FPCs, by contrast, are typically insured up to twice the original cost estimates (see Fixed-Price Contracts), and FPC contractors are typically contractually bound to cover a third of any cost overages, giving them significant and ongoing market incentives to avoid cost overruns. While contractors cannot "cut corners" to avoid overruns—because environmental regulators (e.g., the United States Environmental Protection Agency (EPA) and its state counterparts) maintain full control over the site to ensure that the contractor completes the remediation—over 15 years of FPC data show that, at the end of the day, when contractors are given a direct and ongoing market incentive to keep costs low, on average, they complete cleanups at over 20 percent below original cost estimates.4


While FPCs are not a panacea, they should certainly be considered in the context of industrial bankruptcies as a means to quantify the amount of needed environmental costs, and then ensure that the determined amount is, in fact, sufficient over the long run.
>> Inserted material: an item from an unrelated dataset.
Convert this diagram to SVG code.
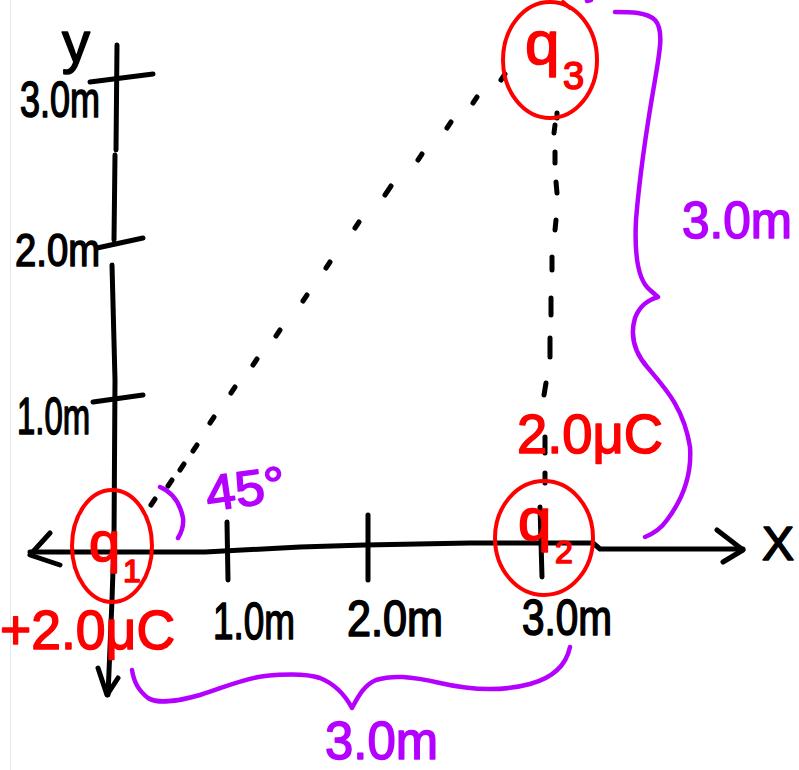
<svg xmlns="http://www.w3.org/2000/svg" width="799" height="770" viewBox="0 0 799 770">
<style>
.ink{fill:none;stroke:#000;stroke-width:5;stroke-linecap:round;stroke-linejoin:round}
.red{fill:none;stroke:#f00;stroke-width:4;stroke-linecap:round;stroke-linejoin:round}
.pur{fill:none;stroke:#b400ff;stroke-width:4.5;stroke-linecap:round;stroke-linejoin:round}
.t{font-family:"Liberation Sans","DejaVu Sans",sans-serif;stroke-width:1.6;stroke-linejoin:round}
.tk{fill:#000;stroke:#000}
.tr{fill:#f00;stroke:#f00}
.tp{fill:#b400ff;stroke:#b400ff}
</style>
<rect x="0" y="0" width="799" height="770" fill="#fff"/>
<line x1="10.5" y1="0" x2="10.5" y2="770" stroke="#e6e6e6" stroke-width="1"/>

<g id="axes">
  <path class="ink" d="M117,45 L116,150 M115,155 L114,240 M112,265 L115,380 L114,540 L112,600 L108,695"/>
  <path class="ink" d="M98,668 L107,695 L118,678"/>
  <path class="ink" d="M90,82 L153,74 M97,248 L143,238 M93,402 L143,395"/>
  <path class="ink" d="M30,552 L205,552 L300,547 L365,545 L470,543 L593,543 L600,549 L743,549"/>
  <path class="ink" d="M50,533 L30,555 L60,565 M717,530 L743,550 L723,562"/>
  <path class="ink" d="M227,522 L228,580 M368,515 L368,580 M540,507 L542,577"/>
  <text class="t tk" x="62" y="62" font-size="58" textLength="28" lengthAdjust="spacingAndGlyphs">y</text>
  <text class="t tk" x="20" y="117" font-size="50" textLength="80" lengthAdjust="spacingAndGlyphs">3.0m</text>
  <text class="t tk" x="15" y="266" font-size="46" textLength="85" lengthAdjust="spacingAndGlyphs">2.0m</text>
  <text class="t tk" x="17" y="434" font-size="52" textLength="73" lengthAdjust="spacingAndGlyphs">1.0m</text>
  <text class="t tk" x="213" y="639" font-size="52" textLength="82" lengthAdjust="spacingAndGlyphs">1.0m</text>
  <text class="t tk" x="347" y="636" font-size="50" textLength="96" lengthAdjust="spacingAndGlyphs">2.0m</text>
  <text class="t tk" x="522" y="635" font-size="50" textLength="90" lengthAdjust="spacingAndGlyphs">3.0m</text>
  <text class="t tk" x="762" y="560" font-size="48">X</text>
</g>

<g id="connectors">
  <path class="ink" d="M501,80 L505,74 M473,103 L477,97 M447,128 L451,122 M418,160 L422,154 M385,195 L391,186 M355,228 L359,222 M326,268 L330,262 M303,301 L307,295 M276,336 L280,330 M253,365 L257,359 M231,393 L235,387 M210,423 L214,417 M193,451 L197,445 M180,470 L184,464 M168,486 L172,480 M151,505 L155,499"/>
  <path class="ink" d="M557,113 L557,118 M555,125 L554,133 M555,152 L555,163 M556,182 L557,193 M556,220 L555,230 M552,257 L552,270 M551,298 L551,315 M550,338 L550,357 M546,383 L544,395 M545,437 L545,453 M545,473 L545,483"/>
</g>

<g id="q1">
  <ellipse class="red" cx="112" cy="546" rx="40" ry="56"/>
  <text class="t tr" x="89" y="561" font-size="56">q</text>
  <text class="t tr" x="123" y="582" font-size="32">1</text>
  <text class="t tr" x="0" y="649" font-size="56" textLength="175" lengthAdjust="spacingAndGlyphs">+2.0μC</text>
</g>

<g id="q2">
  <ellipse class="red" cx="544" cy="538" rx="49" ry="57"/>
  <text class="t tr" x="518" y="540" font-size="60">q</text>
  <text class="t tr" x="555" y="563" font-size="32">2</text>
  <text class="t tr" x="517" y="453" font-size="56" textLength="146" lengthAdjust="spacingAndGlyphs">2.0μC</text>
</g>

<g id="q3">
  <ellipse class="red" cx="550" cy="60" rx="47" ry="58"/>
  <path class="red" d="M563,2 L570,8"/>
  <text class="t tr" x="525" y="64" font-size="62">q</text>
  <text class="t tr" x="563" y="89" font-size="38">3</text>
</g>

<g id="dimensions">
  <path class="pur" d="M587,1 L591,0"/>
  <path class="pur" d="M615,12 C630,12 647,12 655,20 C664,30 660,50 655,80 C648,120 640,170 636,220 C634,260 640,282 650,290 L658,297 C648,300 640,305 635,318 C630,335 634,352 648,368 C665,388 684,408 690,447 C692,475 682,500 667,520 C660,530 650,535 645,537"/>
  <path class="pur" d="M160,487 C172,492 180,503 183,518 C184,526 181,533 178,538"/>
  <path class="pur" d="M132,670 C134,682 138,690 148,698 C158,704 175,702 200,695 C225,687 245,678 265,676 C285,674 305,673 320,678 C335,684 345,695 352,708 C358,697 364,685 376,680 C392,675 410,676 440,683 C470,690 500,692 530,684 C552,678 566,666 570,647"/>
  <text class="t tp" x="682" y="238" font-size="52" textLength="110" lengthAdjust="spacingAndGlyphs">3.0m</text>
  <text class="t tp" x="325" y="759" font-size="54" textLength="113" lengthAdjust="spacingAndGlyphs">3.0m</text>
  <text class="t tp" x="205" y="506" font-size="50" textLength="80" lengthAdjust="spacingAndGlyphs" transform="rotate(-8 245 485)">45°</text>
</g>
</svg>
1 US Air Force Civil Engineer Center, Public Affairs Office, Governor signs 528-acre land transfer for McClellan (January 15, 2013),

2 The February article describes the structures best designed to achieve these objectives. These procedures include that the contractor must (a) perform the cleanup to the full extent needed to obtain "No Further Action" certification from the EPA or its state counterpart; and (b) assume itself the risks for a significant portion (typically a third) of cost overruns up until the cleanup costs exceed twice the amount of the original estimate. In a well-structured FPC, contractors are willing to assume the risks of these financial downsides ("sticks") because the FPC also provides significant chance of reward ("carrots"). If the contractor completes the cleanup below its estimate, it receives not only the profit on the work it has done but also the entirety of the delta between the actual cost and the estimate.

3 US Army Environmental Center (USAEC), Tracking Performance on the Army's Performance-Based Contracts, at 4, 24, 31 (2006).

4 US Army Environmental Center (USAEC) study cited supra, at 31.